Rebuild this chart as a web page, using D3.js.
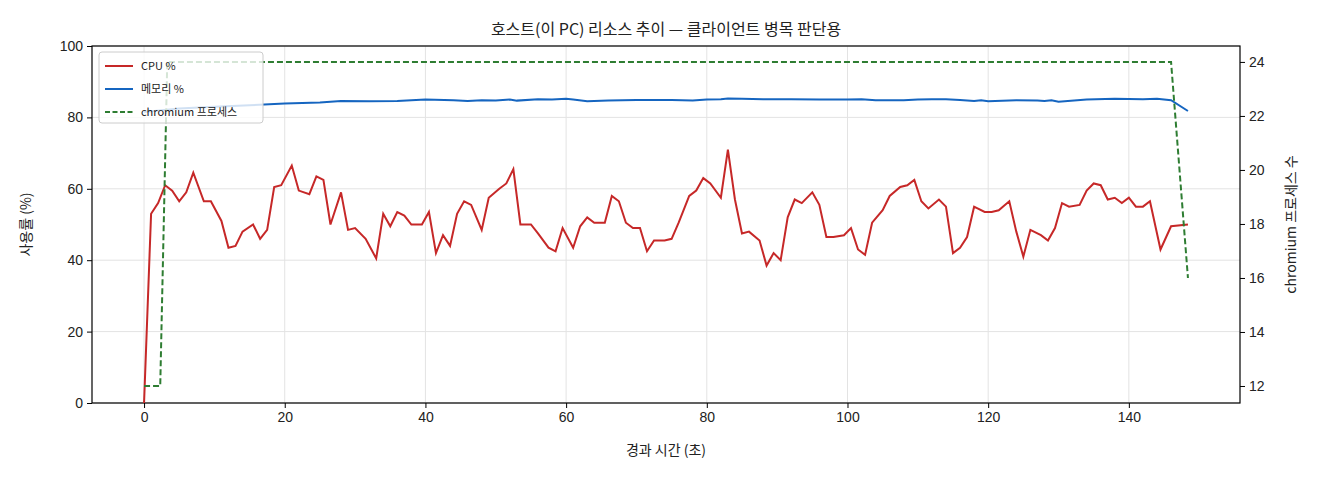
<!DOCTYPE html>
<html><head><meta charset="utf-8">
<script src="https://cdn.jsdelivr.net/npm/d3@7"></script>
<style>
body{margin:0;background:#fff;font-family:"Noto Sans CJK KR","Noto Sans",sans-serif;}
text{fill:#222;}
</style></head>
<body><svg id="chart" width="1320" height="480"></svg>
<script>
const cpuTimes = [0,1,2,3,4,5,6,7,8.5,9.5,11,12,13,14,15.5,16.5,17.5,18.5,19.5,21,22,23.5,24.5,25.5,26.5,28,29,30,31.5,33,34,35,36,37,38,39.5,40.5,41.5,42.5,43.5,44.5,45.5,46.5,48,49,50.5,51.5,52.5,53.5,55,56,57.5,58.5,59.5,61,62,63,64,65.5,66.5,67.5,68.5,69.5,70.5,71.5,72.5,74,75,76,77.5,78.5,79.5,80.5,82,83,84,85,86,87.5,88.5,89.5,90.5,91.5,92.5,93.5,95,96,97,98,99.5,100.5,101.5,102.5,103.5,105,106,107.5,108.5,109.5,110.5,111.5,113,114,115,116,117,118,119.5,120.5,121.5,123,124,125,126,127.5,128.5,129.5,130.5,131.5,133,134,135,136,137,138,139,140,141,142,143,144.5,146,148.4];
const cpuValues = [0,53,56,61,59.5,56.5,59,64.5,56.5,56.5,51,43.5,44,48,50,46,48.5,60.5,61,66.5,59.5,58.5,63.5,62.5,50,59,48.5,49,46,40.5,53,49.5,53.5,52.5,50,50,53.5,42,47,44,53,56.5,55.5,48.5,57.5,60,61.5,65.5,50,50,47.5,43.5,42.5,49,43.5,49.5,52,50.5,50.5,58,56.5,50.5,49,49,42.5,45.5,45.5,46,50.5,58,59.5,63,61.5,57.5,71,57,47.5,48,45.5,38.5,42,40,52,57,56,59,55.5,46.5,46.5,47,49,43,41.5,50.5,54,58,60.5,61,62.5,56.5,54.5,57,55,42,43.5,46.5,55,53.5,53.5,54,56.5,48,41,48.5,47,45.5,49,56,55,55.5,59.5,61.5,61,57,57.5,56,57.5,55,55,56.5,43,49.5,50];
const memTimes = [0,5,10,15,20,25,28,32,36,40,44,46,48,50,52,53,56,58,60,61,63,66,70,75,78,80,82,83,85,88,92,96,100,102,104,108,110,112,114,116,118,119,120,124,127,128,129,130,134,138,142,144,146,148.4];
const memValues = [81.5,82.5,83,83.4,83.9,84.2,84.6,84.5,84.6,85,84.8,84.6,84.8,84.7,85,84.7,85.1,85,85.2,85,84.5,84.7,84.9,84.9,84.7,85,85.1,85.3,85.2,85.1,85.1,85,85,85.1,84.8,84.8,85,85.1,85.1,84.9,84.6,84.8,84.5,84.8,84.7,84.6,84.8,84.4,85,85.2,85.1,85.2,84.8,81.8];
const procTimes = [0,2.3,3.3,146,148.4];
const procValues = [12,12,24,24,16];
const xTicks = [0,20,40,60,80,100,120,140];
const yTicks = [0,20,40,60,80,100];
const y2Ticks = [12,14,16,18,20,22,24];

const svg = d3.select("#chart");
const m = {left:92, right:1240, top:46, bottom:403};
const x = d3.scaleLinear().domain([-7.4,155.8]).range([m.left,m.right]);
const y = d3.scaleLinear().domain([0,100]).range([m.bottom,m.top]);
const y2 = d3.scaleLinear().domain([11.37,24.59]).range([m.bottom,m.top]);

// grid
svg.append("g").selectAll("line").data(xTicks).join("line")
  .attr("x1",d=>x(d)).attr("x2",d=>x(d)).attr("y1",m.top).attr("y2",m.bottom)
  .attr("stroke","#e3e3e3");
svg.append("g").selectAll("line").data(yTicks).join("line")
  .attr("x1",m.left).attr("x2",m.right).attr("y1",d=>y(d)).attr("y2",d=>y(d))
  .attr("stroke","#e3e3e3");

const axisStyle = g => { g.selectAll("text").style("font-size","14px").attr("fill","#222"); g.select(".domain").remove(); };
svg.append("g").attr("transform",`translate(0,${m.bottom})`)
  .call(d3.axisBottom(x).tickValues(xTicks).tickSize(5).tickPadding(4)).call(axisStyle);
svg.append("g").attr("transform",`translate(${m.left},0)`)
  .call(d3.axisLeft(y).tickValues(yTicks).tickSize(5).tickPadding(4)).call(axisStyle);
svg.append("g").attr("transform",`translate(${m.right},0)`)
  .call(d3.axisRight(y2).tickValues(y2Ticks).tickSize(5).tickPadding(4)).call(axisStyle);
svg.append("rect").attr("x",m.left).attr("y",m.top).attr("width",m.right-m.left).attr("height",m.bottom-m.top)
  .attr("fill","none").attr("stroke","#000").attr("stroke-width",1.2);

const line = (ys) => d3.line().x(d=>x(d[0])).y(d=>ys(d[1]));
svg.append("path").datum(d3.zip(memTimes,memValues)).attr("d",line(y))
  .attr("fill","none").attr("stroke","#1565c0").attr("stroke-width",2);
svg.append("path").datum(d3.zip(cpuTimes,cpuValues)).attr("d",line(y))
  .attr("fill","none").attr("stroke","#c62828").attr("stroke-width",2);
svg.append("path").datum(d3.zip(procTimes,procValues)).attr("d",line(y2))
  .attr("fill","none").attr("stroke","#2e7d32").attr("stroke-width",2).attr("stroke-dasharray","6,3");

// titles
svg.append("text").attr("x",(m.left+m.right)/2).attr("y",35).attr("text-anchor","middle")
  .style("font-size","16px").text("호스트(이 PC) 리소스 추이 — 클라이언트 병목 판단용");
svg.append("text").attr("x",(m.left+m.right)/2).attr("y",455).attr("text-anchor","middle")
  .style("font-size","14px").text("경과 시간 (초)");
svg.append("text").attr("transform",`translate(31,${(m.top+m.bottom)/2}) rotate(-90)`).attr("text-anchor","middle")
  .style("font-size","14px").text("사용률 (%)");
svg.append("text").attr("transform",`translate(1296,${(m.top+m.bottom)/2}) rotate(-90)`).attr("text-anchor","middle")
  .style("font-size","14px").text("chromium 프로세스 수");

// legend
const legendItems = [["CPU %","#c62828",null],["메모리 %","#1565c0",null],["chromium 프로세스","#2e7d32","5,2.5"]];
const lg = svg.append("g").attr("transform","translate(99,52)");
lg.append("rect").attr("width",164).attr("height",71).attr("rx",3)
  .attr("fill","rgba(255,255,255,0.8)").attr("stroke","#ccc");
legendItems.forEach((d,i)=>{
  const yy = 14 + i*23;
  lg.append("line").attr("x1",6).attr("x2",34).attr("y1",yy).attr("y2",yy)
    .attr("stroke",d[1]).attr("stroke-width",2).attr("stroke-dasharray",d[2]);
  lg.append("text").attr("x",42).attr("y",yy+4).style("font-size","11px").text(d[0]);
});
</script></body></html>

※ ※ ※

- **What you have to do**:
Reproduce the material in full, word for word, and omit the pictures.

- **Result for this exercise**:
Rebuild this chart as a web page, using D3.js.
<!DOCTYPE html>
<html><head><meta charset="utf-8">
<script src="https://cdn.jsdelivr.net/npm/d3@7"></script>
<style>
body{margin:0;background:#fff;font-family:"Noto Sans CJK KR","Noto Sans",sans-serif;}
text{fill:#222;}
</style></head>
<body><svg id="chart" width="1320" height="480"></svg>
<script>
const cpuTimes = [0,1,2,3,4,5,6,7,8.5,9.5,11,12,13,14,15.5,16.5,17.5,18.5,19.5,21,22,23.5,24.5,25.5,26.5,28,29,30,31.5,33,34,35,36,37,38,39.5,40.5,41.5,42.5,43.5,44.5,45.5,46.5,48,49,50.5,51.5,52.5,53.5,55,56,57.5,58.5,59.5,61,62,63,64,65.5,66.5,67.5,68.5,69.5,70.5,71.5,72.5,74,75,76,77.5,78.5,79.5,80.5,82,83,84,85,86,87.5,88.5,89.5,90.5,91.5,92.5,93.5,95,96,97,98,99.5,100.5,101.5,102.5,103.5,105,106,107.5,108.5,109.5,110.5,111.5,113,114,115,116,117,118,119.5,120.5,121.5,123,124,125,126,127.5,128.5,129.5,130.5,131.5,133,134,135,136,137,138,139,140,141,142,143,144.5,146,148.4];
const cpuValues = [0,53,56,61,59.5,56.5,59,64.5,56.5,56.5,51,43.5,44,48,50,46,48.5,60.5,61,66.5,59.5,58.5,63.5,62.5,50,59,48.5,49,46,40.5,53,49.5,53.5,52.5,50,50,53.5,42,47,44,53,56.5,55.5,48.5,57.5,60,61.5,65.5,50,50,47.5,43.5,42.5,49,43.5,49.5,52,50.5,50.5,58,56.5,50.5,49,49,42.5,45.5,45.5,46,50.5,58,59.5,63,61.5,57.5,71,57,47.5,48,45.5,38.5,42,40,52,57,56,59,55.5,46.5,46.5,47,49,43,41.5,50.5,54,58,60.5,61,62.5,56.5,54.5,57,55,42,43.5,46.5,55,53.5,53.5,54,56.5,48,41,48.5,47,45.5,49,56,55,55.5,59.5,61.5,61,57,57.5,56,57.5,55,55,56.5,43,49.5,50];
const memTimes = [0,5,10,15,20,25,28,32,36,40,44,46,48,50,52,53,56,58,60,61,63,66,70,75,78,80,82,83,85,88,92,96,100,102,104,108,110,112,114,116,118,119,120,124,127,128,129,130,134,138,142,144,146,148.4];
const memValues = [81.5,82.5,83,83.4,83.9,84.2,84.6,84.5,84.6,85,84.8,84.6,84.8,84.7,85,84.7,85.1,85,85.2,85,84.5,84.7,84.9,84.9,84.7,85,85.1,85.3,85.2,85.1,85.1,85,85,85.1,84.8,84.8,85,85.1,85.1,84.9,84.6,84.8,84.5,84.8,84.7,84.6,84.8,84.4,85,85.2,85.1,85.2,84.8,81.8];
const procTimes = [0,2.3,3.3,146,148.4];
const procValues = [12,12,24,24,16];
const xTicks = [0,20,40,60,80,100,120,140];
const yTicks = [0,20,40,60,80,100];
const y2Ticks = [12,14,16,18,20,22,24];

const svg = d3.select("#chart");
const m = {left:92, right:1240, top:46, bottom:403};
const x = d3.scaleLinear().domain([-7.4,155.8]).range([m.left,m.right]);
const y = d3.scaleLinear().domain([0,100]).range([m.bottom,m.top]);
const y2 = d3.scaleLinear().domain([11.37,24.59]).range([m.bottom,m.top]);

// grid
svg.append("g").selectAll("line").data(xTicks).join("line")
  .attr("x1",d=>x(d)).attr("x2",d=>x(d)).attr("y1",m.top).attr("y2",m.bottom)
  .attr("stroke","#e3e3e3");
svg.append("g").selectAll("line").data(yTicks).join("line")
  .attr("x1",m.left).attr("x2",m.right).attr("y1",d=>y(d)).attr("y2",d=>y(d))
  .attr("stroke","#e3e3e3");

const axisStyle = g => { g.selectAll("text").style("font-size","14px").attr("fill","#222"); g.select(".domain").remove(); };
svg.append("g").attr("transform",`translate(0,${m.bottom})`)
  .call(d3.axisBottom(x).tickValues(xTicks).tickSize(5).tickPadding(4)).call(axisStyle);
svg.append("g").attr("transform",`translate(${m.left},0)`)
  .call(d3.axisLeft(y).tickValues(yTicks).tickSize(5).tickPadding(4)).call(axisStyle);
svg.append("g").attr("transform",`translate(${m.right},0)`)
  .call(d3.axisRight(y2).tickValues(y2Ticks).tickSize(5).tickPadding(4)).call(axisStyle);
svg.append("rect").attr("x",m.left).attr("y",m.top).attr("width",m.right-m.left).attr("height",m.bottom-m.top)
  .attr("fill","none").attr("stroke","#000").attr("stroke-width",1.2);

const line = (ys) => d3.line().x(d=>x(d[0])).y(d=>ys(d[1]));
svg.append("path").datum(d3.zip(memTimes,memValues)).attr("d",line(y))
  .attr("fill","none").attr("stroke","#1565c0").attr("stroke-width",2);
svg.append("path").datum(d3.zip(cpuTimes,cpuValues)).attr("d",line(y))
  .attr("fill","none").attr("stroke","#c62828").attr("stroke-width",2);
svg.append("path").datum(d3.zip(procTimes,procValues)).attr("d",line(y2))
  .attr("fill","none").attr("stroke","#2e7d32").attr("stroke-width",2).attr("stroke-dasharray","6,3");

// titles
svg.append("text").attr("x",(m.left+m.right)/2).attr("y",35).attr("text-anchor","middle")
  .style("font-size","16px").text("호스트(이 PC) 리소스 추이 — 클라이언트 병목 판단용");
svg.append("text").attr("x",(m.left+m.right)/2).attr("y",455).attr("text-anchor","middle")
  .style("font-size","14px").text("경과 시간 (초)");
svg.append("text").attr("transform",`translate(31,${(m.top+m.bottom)/2}) rotate(-90)`).attr("text-anchor","middle")
  .style("font-size","14px").text("사용률 (%)");
svg.append("text").attr("transform",`translate(1296,${(m.top+m.bottom)/2}) rotate(-90)`).attr("text-anchor","middle")
  .style("font-size","14px").text("chromium 프로세스 수");

// legend
const legendItems = [["CPU %","#c62828",null],["메모리 %","#1565c0",null],["chromium 프로세스","#2e7d32","5,2.5"]];
const lg = svg.append("g").attr("transform","translate(99,52)");
lg.append("rect").attr("width",164).attr("height",71).attr("rx",3)
  .attr("fill","rgba(255,255,255,0.8)").attr("stroke","#ccc");
legendItems.forEach((d,i)=>{
  const yy = 14 + i*23;
  lg.append("line").attr("x1",6).attr("x2",34).attr("y1",yy).attr("y2",yy)
    .attr("stroke",d[1]).attr("stroke-width",2).attr("stroke-dasharray",d[2]);
  lg.append("text").attr("x",42).attr("y",yy+4).style("font-size","11px").text(d[0]);
});
</script></body></html>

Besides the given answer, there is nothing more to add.